Clark Atlanta University (CAU) filed its objection on May 28, 2014.
“Between 1940 and 1991, in various deeds… CAU granted the Debtor certain rights in parcels of real property that belonged to CAU (the “Reversionary Property”). Importantly, CAU did not convey absolute or unconditional ownership of the Reversionary Property to the Debtor,” CAU wrote.
“Instead, as set forth in the Deeds, CAU’s conveyance was conditioned on the Debtor using the Reversionary Property for specified educational purposes… Accordingly, if the Debtor were to cease using the Reversionary Property for educational purposes, title would revert back to CAU,” CAU wrote.
“Initially, because the Debtor had sought to reorganize and continue pursuing its educational purposes, CAU look little action in the bankruptcy case other than to ensure that all parties were aware of the CAU reversionary interest,” CAU wrote.
“Moreover, although CAU has acknowledged… that it would be willing to consider consenting to a transaction that would fall outside the scope of the CAU Reversionary Interest limitations, CAU’s consent is provided solely at CAU’s sole and absolute discretion,” CAU wrote.
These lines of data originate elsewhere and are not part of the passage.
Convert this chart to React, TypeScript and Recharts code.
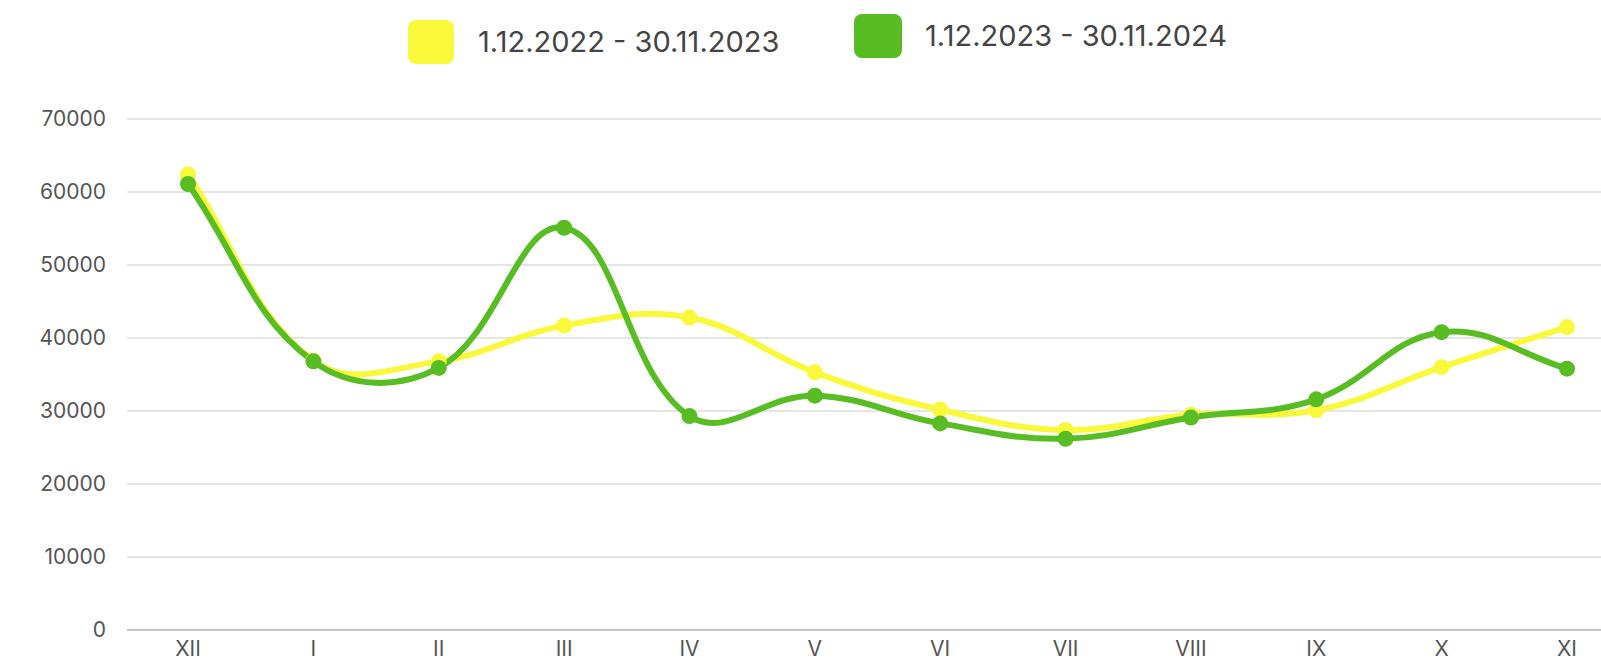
import React from 'react';
import { LineChart, Line, XAxis, YAxis, CartesianGrid, Legend } from 'recharts';

const months = ['XII', 'I', 'II', 'III', 'IV', 'V', 'VI', 'VII', 'VIII', 'IX', 'X', 'XI'];
const prevYear = [62400, 36900, 36800, 41700, 42800, 35300, 30200, 27400, 29500, 30100, 36000, 41500];
const currYear = [61100, 36800, 35900, 55100, 29300, 32100, 28300, 26200, 29100, 31600, 40800, 35800];
const yTicks = [0, 10000, 20000, 30000, 40000, 50000, 60000, 70000];

const seriesNames = ['1.12.2022 - 30.11.2023', '1.12.2023 - 30.11.2024'];
const YELLOW = '#f9f83b';
const GREEN = '#57bd22';
const FONT = 'Inter, "Open Sans", sans-serif';

const data = months.map((m, i) => ({ month: m, prev: prevYear[i], curr: currYear[i] }));

// spline like chart.js (tension 0.4)
const splineCurve = (ctx: any) => {
  let pts: [number, number][] = [];
  const tension = 0.4;
  return {
    areaStart() {},
    areaEnd() {},
    lineStart() {
      pts = [];
    },
    point(x: number, y: number) {
      pts.push([+x, +y]);
    },
    lineEnd() {
      if (!pts.length) return;
      const cps = pts.map((cur, i) => {
        const prev = pts[i - 1] || cur;
        const next = pts[i + 1] || cur;
        const d01 = Math.hypot(cur[0] - prev[0], cur[1] - prev[1]);
        const d12 = Math.hypot(next[0] - cur[0], next[1] - cur[1]);
        let s01 = d01 / (d01 + d12);
        let s12 = d12 / (d01 + d12);
        if (isNaN(s01)) s01 = 0;
        if (isNaN(s12)) s12 = 0;
        const fa = tension * s01;
        const fb = tension * s12;
        return {
          before: [cur[0] - fa * (next[0] - prev[0]), cur[1] - fa * (next[1] - prev[1])],
          after: [cur[0] + fb * (next[0] - prev[0]), cur[1] + fb * (next[1] - prev[1])],
        };
      });
      ctx.moveTo(pts[0][0], pts[0][1]);
      for (let i = 1; i < pts.length; i++) {
        const a = cps[i - 1].after;
        const b = cps[i].before;
        ctx.bezierCurveTo(a[0], a[1], b[0], b[1], pts[i][0], pts[i][1]);
      }
    },
  };
};

const LegendBox = () => (
  <div style={{ position: 'relative', width: 1601, height: 90, fontFamily: FONT, color: '#444', fontSize: 29 }}>
    <div style={{ position: 'absolute', left: 408, top: 20, width: 46, height: 44, borderRadius: 8, background: YELLOW }} />
    <div style={{ position: 'absolute', left: 478, top: 22, lineHeight: '40px', whiteSpace: 'nowrap' }}>{seriesNames[0]}</div>
    <div style={{ position: 'absolute', left: 854, top: 14, width: 48, height: 44, borderRadius: 8, background: GREEN }} />
    <div style={{ position: 'absolute', left: 925, top: 16, lineHeight: '40px', whiteSpace: 'nowrap' }}>{seriesNames[1]}</div>
  </div>
);

export default function App() {
  return (
    <div style={{ position: 'absolute', left: 0, top: 0, width: 1601, height: 662, overflow: 'hidden', background: '#fff' }}>
      <LineChart width={1601} height={680} data={data} margin={{ top: 29, right: 0, bottom: 0, left: 0 }}>
        <Legend
          verticalAlign="top"
          content={() => <LegendBox />}
          wrapperStyle={{ top: 0, left: 0, width: 1601, height: 90 }}
        />
        <CartesianGrid vertical={false} stroke="#dcdcdc" strokeWidth={1.3} />
        <XAxis
          dataKey="month"
          height={50}
          padding={{ left: 61, right: 34 }}
          axisLine={{ stroke: '#c4c4c4', strokeWidth: 2 }}
          tickLine={false}
          tickSize={0}
          tickMargin={11}
          interval={0}
          tick={{ fill: '#555', fontSize: 21, fontFamily: FONT }}
        />
        <YAxis
          width={127}
          domain={[0, 70000]}
          ticks={yTicks}
          axisLine={false}
          tickLine={false}
          tickSize={0}
          tickMargin={21}
          tick={{ fill: '#555', fontSize: 21, fontFamily: FONT }}
        />
        <Line
          dataKey="prev"
          name={seriesNames[0]}
          type={splineCurve as any}
          stroke={YELLOW}
          strokeWidth={6}
          dot={{ r: 8, fill: YELLOW, stroke: 'none' }}
          activeDot={false}
          isAnimationActive={false}
        />
        <Line
          dataKey="curr"
          name={seriesNames[1]}
          type={splineCurve as any}
          stroke={GREEN}
          strokeWidth={6}
          dot={{ r: 8, fill: GREEN, stroke: 'none' }}
          activeDot={false}
          isAnimationActive={false}
        />
      </LineChart>
    </div>
  );
}
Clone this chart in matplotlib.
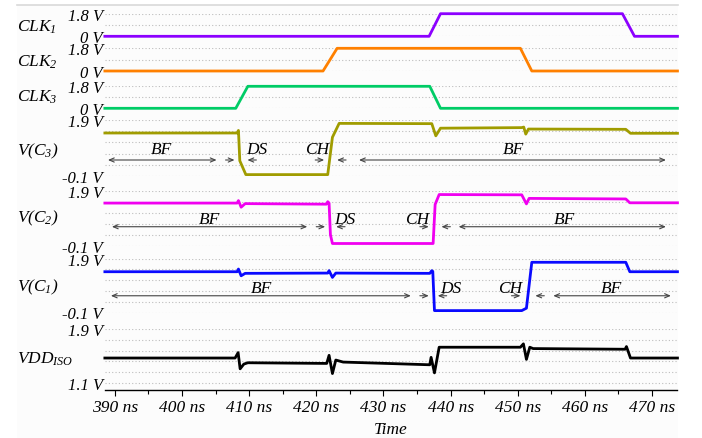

“[B]y seeking to sell the Reversionary Property without CAU’s consent, the Debtor is impermissibly seeking to sell property that the Debtor lacks the authority to sell. Said differently, the Debtor is requesting authority to sell an interest in property that is not property of the Debtor’s bankruptcy estate. Such an outcome is not authorized under the bankruptcy code and this Court lacks authority to effectuate the relief,” CAU wrote.
“Here, if the Court were to enter an order granting the Motion to Sell, CAU’s interests in the Reversionary Property would be directly and irreparably injured,” CAU wrote.
The AME Church, Morris Brown’s primary creditor–who, over time since the filing of the bankruptcy petition, has acquired debt that had been owned by other parties, in order to offer repayment on more favorable terms–is objecting to the 14.6 million dollar sale because it would not satisfy the College’s debt to AME alone, which is in the amount of 18.6 million.
AME Church also objects that it is not clear how the proceeds of the sale, if approved, would be distributed.
A Continued Sale Hearing will be held on June 12, 2014, at 10am, in Courtroom 1402. It appears unlikely that the sale will go forward, particularly because of CAU’s claims.